So I'm attempting to map positions to rsids that I have in a datatable. Below is the code I use:.. Where wt is my weights table with rsid I need positions for, rsLst is a list of rsids for wt broken into chunks of 500 and psLst is the new datatable with positions mapped.
grch37 = useMart(biomart="ENSEMBL_MART_SNP",
host = "grch37.ensembl.org",
path = "/biomart/martservice",
dataset = "hsapiens_snp")
pullPos <- function(x) {d <- getBM(attributes = c('refsnp_id', 'chr_name', 'chrom_start','chrom_end'),
filters = "snp_filter",
values = x, mart = grch37)
as.data.table(d)
}
wt <- readRDS("combinedWeightFiles.rds")
rsLst <- split(wt[ , unique(rsid)], ceiling(seq_along(wt[ , unique(rsid)])/500))

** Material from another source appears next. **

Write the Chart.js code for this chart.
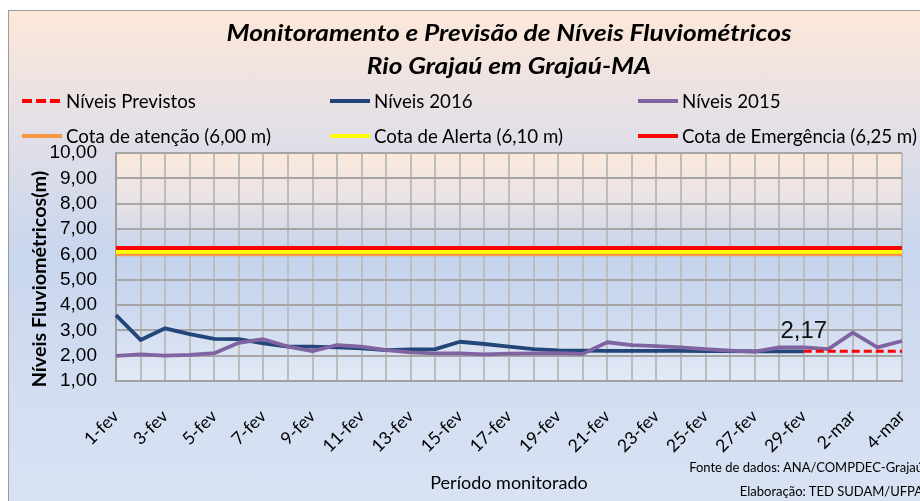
<!DOCTYPE html>
<html><head><meta charset="utf-8">
<script src="https://cdn.jsdelivr.net/npm/chart.js@4/dist/chart.umd.min.js"></script>
<style>
html,body{margin:0;padding:0;width:920px;height:501px;overflow:hidden;background:#fff;}
#wrap{position:absolute;left:8px;top:10px;width:1000px;height:490px;border:1px solid #9c9c9c;
  background:linear-gradient(to bottom,#FDE8D9 0%,#E2DFE7 25%,#C8D6EE 50%,#D2DDF1 75%,#D8E2F3 100%);}
canvas{position:absolute;left:0;top:0;}
#title{position:absolute;left:0;top:4.5px;width:1000px;text-align:center;font-family:Lato,sans-serif;
  font-weight:bold;font-style:italic;font-size:23.5px;line-height:33px;color:#000;
  transform:scaleX(1.117);transform-origin:500px 0;white-space:nowrap;}
#legend{position:absolute;left:0;top:0;font-family:Lato,sans-serif;font-size:18.7px;color:#000;}
.item{position:absolute;display:flex;align-items:center;height:24px;white-space:nowrap;}
.sw{width:40px;height:4px;margin-right:4px;flex:none;}
.foot{position:absolute;left:0;width:914px;text-align:right;font-family:Lato,sans-serif;font-size:13px;color:#000;white-space:nowrap;}
</style></head>
<body>
<div id="wrap">
  <canvas id="c" width="1000" height="490"></canvas>
  <div id="title"></div>
  <div id="legend"></div>
  <div class="foot" id="f1" style="top:448px"></div>
  <div class="foot" id="f2" style="top:472px"></div>
</div>
<script>
const categories = ['1-fev','2-fev','3-fev','4-fev','5-fev','6-fev','7-fev','8-fev','9-fev','10-fev',
  '11-fev','12-fev','13-fev','14-fev','15-fev','16-fev','17-fev','18-fev','19-fev','20-fev',
  '21-fev','22-fev','23-fev','24-fev','25-fev','26-fev','27-fev','28-fev','29-fev',
  '1-mar','2-mar','3-mar','4-mar'];
const niveisPrevistos = [null,null,null,null,null,null,null,null,null,null,
  null,null,null,null,null,null,null,null,null,null,
  null,null,null,null,null,null,null,null,2.17,
  2.17,2.17,2.17,2.17];
const niveis2016 = [3.60,2.62,3.08,2.85,2.66,2.65,2.49,2.36,2.36,2.33,
  2.29,2.22,2.25,2.26,2.55,2.46,2.36,2.26,2.21,2.20,
  2.19,2.19,2.19,2.19,2.18,2.18,2.17,2.17,2.17,
  null,null,null,null];
const niveis2015 = [1.99,2.05,2.00,2.03,2.10,2.51,2.65,2.36,2.18,2.42,
  2.36,2.22,2.13,2.09,2.09,2.05,2.08,2.09,2.10,2.07,
  2.53,2.42,2.38,2.33,2.26,2.20,2.16,2.33,2.33,
  2.26,2.91,2.33,2.58];
const cotaAtencao = 6.00;
const cotaAlerta = 6.10;
const cotaEmergencia = 6.25;
const seriesNames = ['Níveis Previstos','Níveis 2016','Níveis 2015',
  'Cota de atenção (6,00 m)','Cota de Alerta (6,10 m)','Cota de Emergência (6,25 m)'];
const titleLines = ['Monitoramento e Previsão de Níveis Fluviométricos','Rio Grajaú em Grajaú-MA'];
const xAxisTitle = 'Período monitorado';
const yAxisTitle = 'Níveis Fluviométricos(m)';
const yMin = 1, yMax = 10, yStep = 1;
const labelIndex = 28;
const footnotes = ['Fonte de dados: ANA/COMPDEC-Grajaú','Elaboração: TED SUDAM/UFPA'];

const fmt = v => v.toFixed(2).replace('.', ',');

const plotBg = {
  id:'plotBg',
  beforeDraw(chart){
    const {ctx, chartArea:a} = chart;
    const g = ctx.createLinearGradient(0,a.top,0,a.bottom);
    g.addColorStop(0,'#FCE9DB');
    g.addColorStop(0.22,'#E8E2E6');
    g.addColorStop(0.45,'#C4D3EC');
    g.addColorStop(0.7,'#CCD9EF');
    g.addColorStop(1,'#E3EAF6');
    ctx.save(); ctx.fillStyle = g;
    ctx.fillRect(a.left,a.top,a.right-a.left,a.bottom-a.top);
    ctx.restore();
  }
};
const dataLabel = {
  id:'dataLabel',
  afterDatasetsDraw(chart){
    const meta = chart.getDatasetMeta(0);
    const pt = meta.data[labelIndex];
    const v = chart.data.datasets[0].data[labelIndex];
    if(!pt || v == null) return;
    const ctx = chart.ctx;
    ctx.save();
    ctx.font = '24px "Liberation Sans", Arial, sans-serif';
    ctx.fillStyle = '#111';
    ctx.textAlign = 'center';
    ctx.textBaseline = 'bottom';
    ctx.fillText(fmt(v), pt.x, pt.y - 8);
    ctx.restore();
  }
};

const colors = ['#FF0000','#22467A','#8064A2','#F79646','#FFFF00','#FF0000'];
const chart = new Chart(document.getElementById('c'), {
  type:'line',
  data:{
    labels:categories,
    datasets:[
      {label:seriesNames[0], data:niveisPrevistos, borderColor:colors[0], borderWidth:3, borderDash:[8,4], order:0},
      {label:seriesNames[1], data:niveis2016, borderColor:colors[1], borderWidth:3.8, order:2},
      {label:seriesNames[2], data:niveis2015, borderColor:colors[2], borderWidth:3.8, order:1},
      {label:seriesNames[3], data:categories.map(()=>cotaAtencao), borderColor:colors[3], borderWidth:4, order:5},
      {label:seriesNames[4], data:categories.map(()=>cotaAlerta), borderColor:colors[4], borderWidth:4, order:4},
      {label:seriesNames[5], data:categories.map(()=>cotaEmergencia), borderColor:colors[5], borderWidth:4, order:3}
    ]
  },
  options:{
    responsive:false, animation:false, events:[],
    elements:{point:{radius:0,hoverRadius:0}, line:{tension:0,borderCapStyle:'butt',borderJoinStyle:'round',fill:false}},
    layout:{padding:{left:0,right:107,top:142,bottom:0}},
    plugins:{ legend:{display:false}, tooltip:{enabled:false}, title:{display:false} },
    scales:{
      x:{
        grid:{color:'#BDBDBD', lineWidth:2, drawTicks:false},
        border:{color:'#A0A0A0', width:2},
        ticks:{autoSkip:false, maxRotation:45, minRotation:45, padding:25, color:'#000',
          font:{family:'Lato', size:17.5},
          callback:(v,i)=> i%2===0 ? categories[i] : ''},
        title:{display:true, text:xAxisTitle, color:'#000', font:{family:'Lato', size:18}, padding:{top:0,bottom:7}},
        afterFit:s=>{s.height=120;}
      },
      y:{
        min:yMin, max:yMax,
        ticks:{stepSize:yStep, autoSkip:false, padding:19, color:'#000', font:{family:'"Liberation Sans", Arial, sans-serif', size:19}, callback:v=>fmt(v)},
        grid:{color:'#A6A6A6', lineWidth:2, drawTicks:false},
        border:{color:'#A0A0A0', width:2},
        title:{display:true, text:yAxisTitle + '     ', color:'#000', font:{family:'Lato', size:19.8, weight:'bold'}, padding:{top:19,bottom:0}},
        afterFit:s=>{s.width=107;}
      }
    }
  },
  plugins:[plotBg, dataLabel]
});

// title and legend as HTML text, built from the named arrays / datasets
const tEl = document.getElementById('title');
titleLines.forEach(l=>{ const d=document.createElement('div'); d.textContent=l; tEl.appendChild(d); });

const legendPos = [[13,78],[321,78],[629,78],[13,113],[321,113],[629,113]];
const leg = document.getElementById('legend');
chart.data.datasets.forEach((ds,i)=>{
  const it = document.createElement('div');
  it.className = 'item';
  it.style.left = legendPos[i][0]+'px';
  it.style.top = legendPos[i][1]+'px';
  const sw = document.createElement('span');
  sw.className = 'sw';
  if (ds.borderDash) {
    sw.style.background = 'repeating-linear-gradient(to right,'+ds.borderColor+' 0 10px,transparent 10px 14px)';
    sw.style.width = '38px'; sw.style.marginRight='6px';
  } else {
    sw.style.background = ds.borderColor;
  }
  const tx = document.createElement('span');
  tx.textContent = ds.label;
  it.appendChild(sw); it.appendChild(tx);
  leg.appendChild(it);
});
document.getElementById('f1').textContent = footnotes[0];
document.getElementById('f2').textContent = footnotes[1];
</script>
</body></html>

psLst <- mclapply(rsLst, pullPos, mc.cores = 32)
However when I perform a check on my files with:
psLst[[1]][chr_name %in% as.character(1:23)]
Instead of a table with 500 rsids theres only 497. So 3 are missing.
c("rs12774134", "rs4531365", "rs11819128")
I go check ensembl and the rsids exist with their positions rs12774134, rs4531365, rs11819128
I also tried using gprofiler2 with the following code:
library(grofiler2)
gsnpense("rs12774134", filter_na = TRUE)
[1] rs_id chromosome start end strand ensgs gene_names
[8] variants
<0 rows> (or 0-length row.names)
Yet when I go to gprofiler's site and search the rsid it will give me the link to ensembl that is linked above. Any ideas why these rsids aren't being mapped properly with either tool?
and yes I am supposed to be using grch37.
I did but I'm new to using biomart and was didn't know that flag would cause them to not map.
Is there a way of ignoring the flags and still pull the positions?
The flagged variants are not stored in the BioMart database, so not with BioMart.